Breach of Contract

His idea of acceptable.
His idea of acceptable.

There is nothing more important in a marriage – or in any relationship, really – than open, honest communication. It is important for both parties to be on the same page, or at the very least, understand where the other person is coming from. Every once in a while, it just doesn’t work out as planned. 

A year and a half ago, we moved from a house with a lovely master bath, complete with ginormous, custom made vanity.

My idea of acceptable.
My idea of acceptable.

It was perfect. It had tons of drawer and cabinet space. It had two sinks, and plenty of room for every toiletry product under the sun. There was never any discussion about what belongs where, and two people could easily get ready at the same time.

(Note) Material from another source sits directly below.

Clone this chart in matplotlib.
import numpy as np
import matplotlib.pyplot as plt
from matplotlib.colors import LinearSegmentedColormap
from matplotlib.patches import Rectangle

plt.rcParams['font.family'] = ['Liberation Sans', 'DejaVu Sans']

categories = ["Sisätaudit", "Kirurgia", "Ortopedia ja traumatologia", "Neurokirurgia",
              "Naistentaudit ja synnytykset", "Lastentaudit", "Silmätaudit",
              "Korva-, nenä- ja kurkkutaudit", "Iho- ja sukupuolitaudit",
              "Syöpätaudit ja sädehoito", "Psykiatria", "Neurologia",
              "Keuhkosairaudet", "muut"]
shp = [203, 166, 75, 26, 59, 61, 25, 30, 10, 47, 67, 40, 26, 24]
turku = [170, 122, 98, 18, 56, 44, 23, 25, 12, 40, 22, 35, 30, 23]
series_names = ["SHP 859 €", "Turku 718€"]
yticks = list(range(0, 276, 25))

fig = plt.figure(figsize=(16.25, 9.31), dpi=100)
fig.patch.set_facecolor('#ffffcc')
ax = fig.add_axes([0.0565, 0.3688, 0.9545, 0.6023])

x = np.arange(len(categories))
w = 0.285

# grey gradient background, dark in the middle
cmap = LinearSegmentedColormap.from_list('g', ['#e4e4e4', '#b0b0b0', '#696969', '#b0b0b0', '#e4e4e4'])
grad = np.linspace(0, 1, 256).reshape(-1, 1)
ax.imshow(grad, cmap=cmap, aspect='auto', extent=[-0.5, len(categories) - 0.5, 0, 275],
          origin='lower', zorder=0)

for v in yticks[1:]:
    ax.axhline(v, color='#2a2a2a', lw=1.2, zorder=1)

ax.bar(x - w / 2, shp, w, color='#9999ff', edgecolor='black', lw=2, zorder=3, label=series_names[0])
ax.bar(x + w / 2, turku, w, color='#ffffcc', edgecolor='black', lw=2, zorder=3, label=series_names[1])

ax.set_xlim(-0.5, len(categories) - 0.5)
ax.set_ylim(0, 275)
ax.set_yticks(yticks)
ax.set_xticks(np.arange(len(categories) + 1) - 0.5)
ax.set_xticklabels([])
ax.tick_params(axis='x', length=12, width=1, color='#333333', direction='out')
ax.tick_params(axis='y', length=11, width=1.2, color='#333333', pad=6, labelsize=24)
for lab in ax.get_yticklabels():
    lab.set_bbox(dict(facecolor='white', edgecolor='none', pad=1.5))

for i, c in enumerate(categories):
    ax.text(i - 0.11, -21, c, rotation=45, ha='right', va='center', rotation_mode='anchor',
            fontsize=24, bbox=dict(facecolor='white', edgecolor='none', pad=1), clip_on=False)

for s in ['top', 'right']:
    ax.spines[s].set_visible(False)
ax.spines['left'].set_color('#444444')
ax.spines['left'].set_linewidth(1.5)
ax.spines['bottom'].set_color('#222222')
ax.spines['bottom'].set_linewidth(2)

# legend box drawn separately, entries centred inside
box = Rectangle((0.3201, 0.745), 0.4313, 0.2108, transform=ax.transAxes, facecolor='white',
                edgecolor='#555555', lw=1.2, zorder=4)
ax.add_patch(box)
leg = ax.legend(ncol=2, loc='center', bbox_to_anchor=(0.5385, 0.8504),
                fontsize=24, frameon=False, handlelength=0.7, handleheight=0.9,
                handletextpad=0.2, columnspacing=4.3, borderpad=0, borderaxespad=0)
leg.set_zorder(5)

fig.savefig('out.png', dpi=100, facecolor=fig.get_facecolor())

When we sold that house and moved into another, smaller house, we had to sacrifice on the bathroom. Although this one was remodeled, and is quite nice, it is much smaller than the last one. We now have a single vanity, with no medicine cabinet and zero drawers. That means we have to share. Occasionally, it results in a conversation like this one, that happened just last week:

FKGuy: Remember when we first moved in here (helloooooo…. it wasn’t all that long ago…) and we said that we had to keep the top of the vanity neat because it is so small?

Me: Whatever. Can you please pass the toothpaste? (And I know you are referring to me when you say “we“.)

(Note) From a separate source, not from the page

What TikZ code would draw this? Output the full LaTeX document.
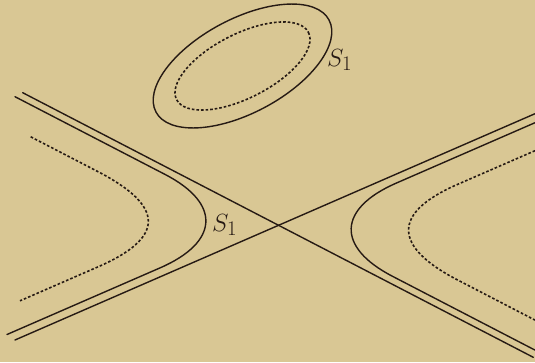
\documentclass[tikz,border=0pt]{standalone}
\usepackage{tikz}
\usetikzlibrary{calc}
\definecolor{paper}{RGB}{217,199,148}
\definecolor{ink}{RGB}{38,26,20}
\tikzset{
  curve/.style={draw=ink, line width=1.4pt, line cap=round},
  dotcurve/.style={curve, line width=1.6pt, line cap=butt, dash pattern=on 2.6pt off 2pt},
  lbl/.style={anchor=base west, inner sep=0pt, text=ink, font=\fontsize{28}{30}\selectfont}
}
\begin{document}
\begin{tikzpicture}[x=1pt, y=-1pt]
  \fill[paper] (0,0) rectangle (535,362);
  \useasboundingbox (0,0) rectangle (535,362);
  % asymptotes
  \coordinate (la1) at (22.7,92.7);
  \coordinate (la2) at (533.3,357.3);
  \coordinate (lb1) at (15,340);
  \coordinate (lb2) at (535,113.7);
  \draw[curve] (la1) -- (la2);
  \draw[curve] (lb1) -- (lb2);
  % left branches
  \coordinate (ls1) at (15,96.7);
  \coordinate (ls2) at (7,334.5);
  \coordinate (ld1) at (30.7,136.8);
  \coordinate (ld2) at (20,300.8);
  \draw[curve] (ls1) -- (165,174.4) .. controls (221.8,203.8) and (218.7,242.4) .. (160,267.9) -- (ls2);
  \draw[dotcurve] (ld1) -- (97.9,171.6) .. controls (164.1,205.9) and (166.2,237.2) .. (97.9,266.9) -- (ld2);
  % right branches
  \coordinate (rs1) at (535,122.7);
  \coordinate (rs2) at (535,350.1);
  \coordinate (rd1) at (535,150.7);
  \coordinate (rd2) at (535,320.1);
  \draw[curve] (rs1) -- (396.5,183.0) .. controls (337.8,208.5) and (335.7,246.9) .. (392.5,276.3) -- (rs2);
  \draw[dotcurve] (rd1) -- (457.3,184.5) .. controls (391.3,213.2) and (393.4,246.7) .. (457.3,279.8) -- (rd2);
  % closed oval
  \coordinate (oc) at (242.5,66);
  \draw[curve, rotate around={28:(oc)}] (oc) ellipse [x radius=98, y radius=47];
  \draw[dotcurve, rotate around={27:(oc)}] (oc) ellipse [x radius=74, y radius=32];
  % labels
  \node[lbl] (s1top) at (327,66) {$S_1$};
  \node[lbl] (s1mid) at (212,231) {$S_1$};
\end{tikzpicture}
\end{document}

FKGuy: All your stuff is sitting on top of the vanity. Can’t you put it in the cabinet?

Me: Well, if I put my medication away I will forget to take it – you know, out of sight, out of mind? We don’t want that to happen. (Not that there is a tremendous amount of space in the cabinet, either.)

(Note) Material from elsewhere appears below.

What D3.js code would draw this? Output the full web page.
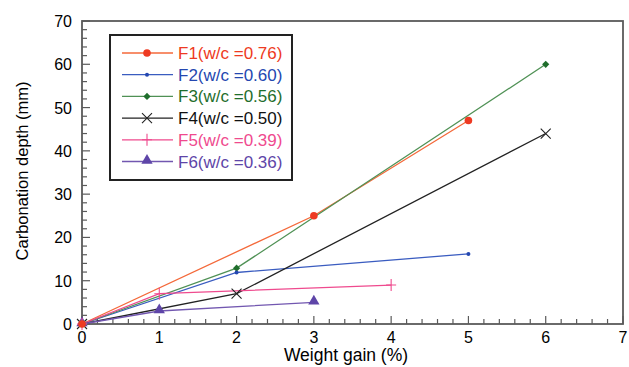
<!DOCTYPE html>
<html>
<head>
<meta charset="utf-8">
<script src="https://cdn.jsdelivr.net/npm/d3@7/dist/d3.min.js"></script>
<style>
  body { margin: 0; background: #fff; }
  svg { display: block; font-family: "Liberation Sans", Arial, sans-serif; }
</style>
</head>
<body>
<div id="chart"></div>
<script>
// data
var seriesNames = ["F1(w/c =0.76)", "F2(w/c =0.60)", "F3(w/c =0.56)", "F4(w/c =0.50)", "F5(w/c =0.39)", "F6(w/c =0.36)"];
var f1 = [[0, 0], [3, 25], [5, 47]];
var f2 = [[0, 0], [2, 11.9], [5, 16.2]];
var f3 = [[0, 0], [2, 12.9], [6, 60]];
var f4 = [[0, 0], [2, 7], [6, 44]];
var f5 = [[0, 0], [1, 7], [4, 9]];
var f6 = [[0, 0], [1, 3], [3, 5]];
var xTicks = [0, 1, 2, 3, 4, 5, 6, 7];
var yTicks = [0, 10, 20, 30, 40, 50, 60, 70];

var series = [
  { name: seriesNames[0], values: f1, line: "#f4693a", mark: "#ee3a22", symbol: "circle" },
  { name: seriesNames[1], values: f2, line: "#3a5cc0", mark: "#2447b0", symbol: "dot" },
  { name: seriesNames[2], values: f3, line: "#4f9155", mark: "#1f6e2c", symbol: "diamond" },
  { name: seriesNames[3], values: f4, line: "#222222", mark: "#222222", symbol: "cross" },
  { name: seriesNames[4], values: f5, line: "#ef4a8e", mark: "#ef4a8e", symbol: "plus" },
  { name: seriesNames[5], values: f6, line: "#7257b0", mark: "#5e45a8", symbol: "triangle" }
];

var width = 629, height = 367;
var margin = { top: 21, right: 6, bottom: 43, left: 82 };
var w = width - margin.left - margin.right;
var h = height - margin.top - margin.bottom;

var svg = d3.select("#chart").append("svg")
  .attr("width", width)
  .attr("height", height);

var g = svg.append("g")
  .attr("transform", "translate(" + margin.left + "," + margin.top + ")");

var x = d3.scaleLinear().domain([0, 7]).range([0, w]);
var y = d3.scaleLinear().domain([0, 70]).range([h, 0]);

var axisColor = "#5a5a5a";

// minor ticks
g.append("g").selectAll("line")
  .data(d3.range(0, 7.01, 0.2))
  .enter().append("line")
  .attr("x1", function(d) { return x(d); })
  .attr("x2", function(d) { return x(d); })
  .attr("y1", h)
  .attr("y2", function(d) { return Math.abs(d - Math.round(d)) < 1e-6 ? h - 8 : h - 5; })
  .attr("stroke", axisColor).attr("stroke-width", 1.2);

g.append("g").selectAll("line")
  .data(d3.range(0, 70.01, 2))
  .enter().append("line")
  .attr("y1", function(d) { return y(d); })
  .attr("y2", function(d) { return y(d); })
  .attr("x1", 0)
  .attr("x2", function(d) { return d % 10 === 0 ? 8 : 5; })
  .attr("stroke", axisColor).attr("stroke-width", 1.2);

// frame
g.append("rect")
  .attr("x", 0).attr("y", 0).attr("width", w).attr("height", h)
  .attr("fill", "none").attr("stroke", axisColor).attr("stroke-width", 1.8);

// tick labels
g.append("g").selectAll("text")
  .data(xTicks)
  .enter().append("text")
  .attr("x", function(d) { return x(d); })
  .attr("y", h + 18.5)
  .attr("text-anchor", "middle")
  .attr("font-size", 16)
  .text(function(d) { return d; });

g.append("g").selectAll("text")
  .data(yTicks)
  .enter().append("text")
  .attr("x", -10)
  .attr("y", function(d) { return y(d) + 6; })
  .attr("text-anchor", "end")
  .attr("font-size", 16)
  .text(function(d) { return d; });

// axis titles
svg.append("text")
  .attr("x", 346)
  .attr("y", 361)
  .attr("text-anchor", "middle")
  .attr("font-size", 17.5)
  .text("Weight gain (%)");

svg.append("text")
  .attr("transform", "translate(28,171) rotate(-90)")
  .attr("text-anchor", "middle")
  .attr("font-size", 16.5)
  .text("Carbonation depth (mm)");

// symbol drawing
function drawMarker(sel, s, cx, cy) {
  if (s.symbol === "circle") {
    sel.append("circle").attr("cx", cx).attr("cy", cy).attr("r", 3.8).attr("fill", s.mark);
  } else if (s.symbol === "dot") {
    sel.append("circle").attr("cx", cx).attr("cy", cy).attr("r", 2).attr("fill", s.mark);
  } else if (s.symbol === "diamond") {
    sel.append("path").attr("d", "M0,-3.6L3.6,0L0,3.6L-3.6,0Z")
      .attr("transform", "translate(" + cx + "," + cy + ")").attr("fill", s.mark);
  } else if (s.symbol === "triangle") {
    sel.append("path").attr("d", d3.symbol().type(d3.symbolTriangle).size(55)())
      .attr("transform", "translate(" + cx + "," + (cy - 1) + ")").attr("fill", s.mark);
  } else if (s.symbol === "cross") {
    sel.append("path").attr("d", "M-5,-5L5,5M-5,5L5,-5")
      .attr("transform", "translate(" + cx + "," + cy + ")")
      .attr("stroke", s.mark).attr("stroke-width", 1.1).attr("fill", "none");
  } else if (s.symbol === "plus") {
    sel.append("path").attr("d", "M0,-6L0,6M-5,0L5,0")
      .attr("transform", "translate(" + cx + "," + cy + ")")
      .attr("stroke", s.mark).attr("stroke-width", 1.1).attr("fill", "none");
  }
}

var line = d3.line()
  .x(function(d) { return x(d[0]); })
  .y(function(d) { return y(d[1]); });

series.forEach(function(s) {
  g.append("path")
    .datum(s.values)
    .attr("d", line)
    .attr("fill", "none")
    .attr("stroke", s.line)
    .attr("stroke-width", 1.3);
});

// markers on top, last series first so F1 stays visible at origin
series.slice().reverse().forEach(function(s) {
  var mg = g.append("g");
  s.values.forEach(function(d) {
    drawMarker(mg, s, x(d[0]), y(d[1]));
  });
});

// legend
var legend = svg.append("g").attr("transform", "translate(110,35)");
legend.append("rect")
  .attr("x", 0).attr("y", 0).attr("width", 182).attr("height", 145)
  .attr("fill", "#fff").attr("stroke", "#222").attr("stroke-width", 2);

series.forEach(function(s, i) {
  var ly = 18 + i * 21.7;
  legend.append("line")
    .attr("x1", 12).attr("x2", 63).attr("y1", ly).attr("y2", ly)
    .attr("stroke", s.line).attr("stroke-width", 1.3);
  drawMarker(legend, s, 37, ly);
  legend.append("text")
    .attr("x", 68).attr("y", ly + 6)
    .attr("font-size", 17)
    .attr("fill", s.symbol === "cross" ? "#111" : s.mark)
    .text(s.name);
});
</script>
</body>
</html>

FKGuy: What about your other stuff?

Me: Like what – the toothpaste I am currently using?

FKGuy: No, like your hair stuff. Or the contact lens solution. 

Me: Why are we still talking about this?

FKGuy: When we moved, we agreed to keep this neat. You are in breach of contract. 

Me: Breach of contract? Hhahahahahahhahahahahaaaaaaaaaaaaaaaaa!

FKGuy: Yep, breach of contract. 

Me: OK, fantastic. Sue me. Meanwhile, I am going to sleep.

By the next morning all of my non-medication had been moved to the window sill. I have since moved some of it to the cabinet (I am fairly certain I will remember my hair product regardless of where it lives), yet there are a few stragglers that live on the counter. We have, thus far, avoided litigation. As our home building project continues, there is the promise of a large, two sink vanity in our very near future. We are both looking forward to that.